Leaping the bank loan hurdles

Business owners wanting to obtain finance from their banker no longer simply make an appointment for a round of golf or lunch at the local restaurant. These days, the rules have changed and, instead, they wear their sharpest suit and tie – and come with their business case prepared.

by | Jun 2, 2013

Leaping the bank loan hurdles

The global financial crisis ushered in a new era of risk aversion at banks that calls for a more formal and systematic approach to getting a business loan. And it means that the role of the adviser is more important than ever. Most owners of small and medium enterprises will need professional assistance when it comes to getting their accounts in shape and preparing a business plan for presentation to a banker.

What are the hurdles?

Market researchers, industry analysts and bankers cite a list of hurdles that trip up SMEs in their quest for funding. These hurdles include short-term thinking, an inability to forecast and a lack of time to manage what has become a much more demanding lender/borrower relationship. Increasingly, lenders are asking for proof of exit or succession planning to accompany financial reports and business plans. And many business owners fail to evaluate the most appropriate type of finance for their company.

Commercial lending commitments totalled $30.2 billion in October 2010. Some 27 months later, the figure for January 2013 was $30.3 billion.

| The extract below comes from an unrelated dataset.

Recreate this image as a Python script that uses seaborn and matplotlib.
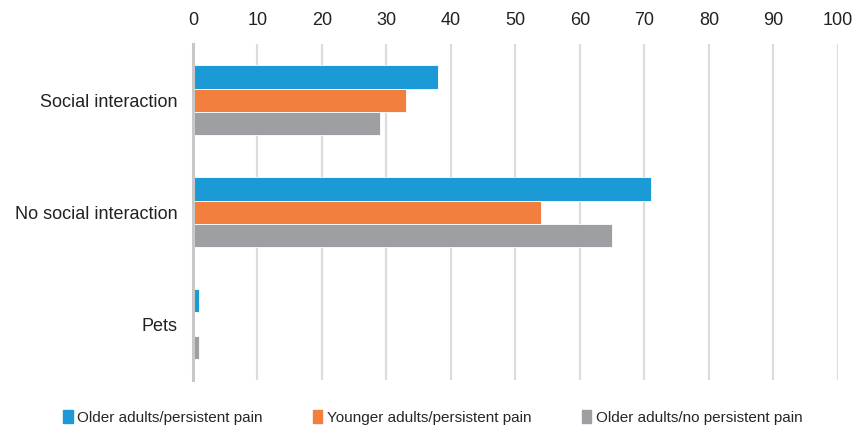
import matplotlib
matplotlib.use("Agg")
import matplotlib.pyplot as plt
import pandas as pd
import seaborn as sns

categories = ["Social interaction", "No social interaction", "Pets"]
series = ["Older adults/persistent pain", "Younger adults/persistent pain", "Older adults/no persistent pain"]
older_pain = [38, 71, 1]
younger_pain = [33, 54, 0]
older_no_pain = [29, 65, 1]
colors = ["#1C9AD6", "#F37F3F", "#9D9FA2"]

rows = []
for name, vals in zip(series, [older_pain, younger_pain, older_no_pain]):
    for cat, v in zip(categories, vals):
        rows.append({"category": cat, "series": name, "value": v})
df = pd.DataFrame(rows)

sns.set_style("white")
plt.rcParams["font.family"] = ["Liberation Sans", "DejaVu Sans"]

fig = plt.figure(figsize=(8.52, 4.28), dpi=100)
ax = fig.add_axes([0.2265, 0.112, 0.757, 0.785])

sns.barplot(data=df, x="value", y="category", hue="series", orient="h",
            palette=colors, saturation=1, width=0.62, ax=ax,
            edgecolor="white", linewidth=0.6, legend=False)

ax.set_xlim(0, 100)
ax.set_xticks(range(0, 101, 10))
ax.set_ylim(2.5, -0.5)
ax.xaxis.tick_top()
ax.grid(axis="x", color="#DCDCDC", linewidth=1.6)
ax.set_axisbelow(True)
for s in ["top", "right", "bottom"]:
    ax.spines[s].set_visible(False)
ax.spines["left"].set_color("#C8C8C8")
ax.spines["left"].set_linewidth(2.2)
ax.tick_params(axis="both", length=0, labelsize=13, colors="#222222")
ax.tick_params(axis="x", pad=11)
ax.tick_params(axis="y", pad=11)
ax.set_xlabel("")
ax.set_ylabel("")

handles = [plt.Rectangle((0, 0), 1, 1, color=c) for c in colors]
fig.legend(handles, series, loc="lower center", bbox_to_anchor=(0.508, -0.025), ncol=3,
           frameon=False, fontsize=11, handlelength=0.6, handleheight=0.9,
           handletextpad=0.3, columnspacing=3.3)

fig.savefig("out.png", dpi=100)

Australia has seen almost no lending growth since the financial crisis.

Commonwealth Bank’s most recent Future Business Index suggests that SMEs have a low-risk appetite, and it expects to maintain a reduced demand for borrowing on average.

But those who do want to borrow will need to prepare for an extended process.

Simon James, a corporate advisory partner at the accounting firm HLB Mann Judd, works with family businesses. He confirms that the hurdles are higher than they were before the GFC – loans might be easier to come by than they were immediately after the crisis, but lending criteria are “still stringent”.

Think long term

James says the biggest mistake that businesses make is thinking short term. “One of the things that goes wrong all the time is that SMEs expect things to happen a lot faster than they do,” he says. “They need to allow plenty of time for their credit applications to go through.

“Often they slip up because they are not very good at forecasting. They don’t see what’s coming down the road.”

The chief executive of banking industry market research company East & Partners, Paul Dowling, says SMEs have not fully recognised how much their relationship with banks has changed and the amount of time that is required these days to maintain it.

“The days of ringing up and asking for an extension of a credit line are over,” he says. “What banks are saying is that SMEs need to have a professional business proposal in place. They are looking for SMEs that can present in a businesslike manner, give a coherent description of their business plan and be clear about what they intend to do with the funds they are seeking.

“SMEs have to get on the front foot and think about how they can support their finance applications.”

This, he adds, takes discipline and can be an intensely time-consuming process. “We see a large number that walk away because the extent of documentation required and the interrogation is too hard.”

Dowling agrees with James that many SMEs tend to be too short-term in their focus and too reactive. “The sort of thing that happens is that they hit a cash-flow problem and turn to the bank for an extension. Banks don’t respond to that now,” he says.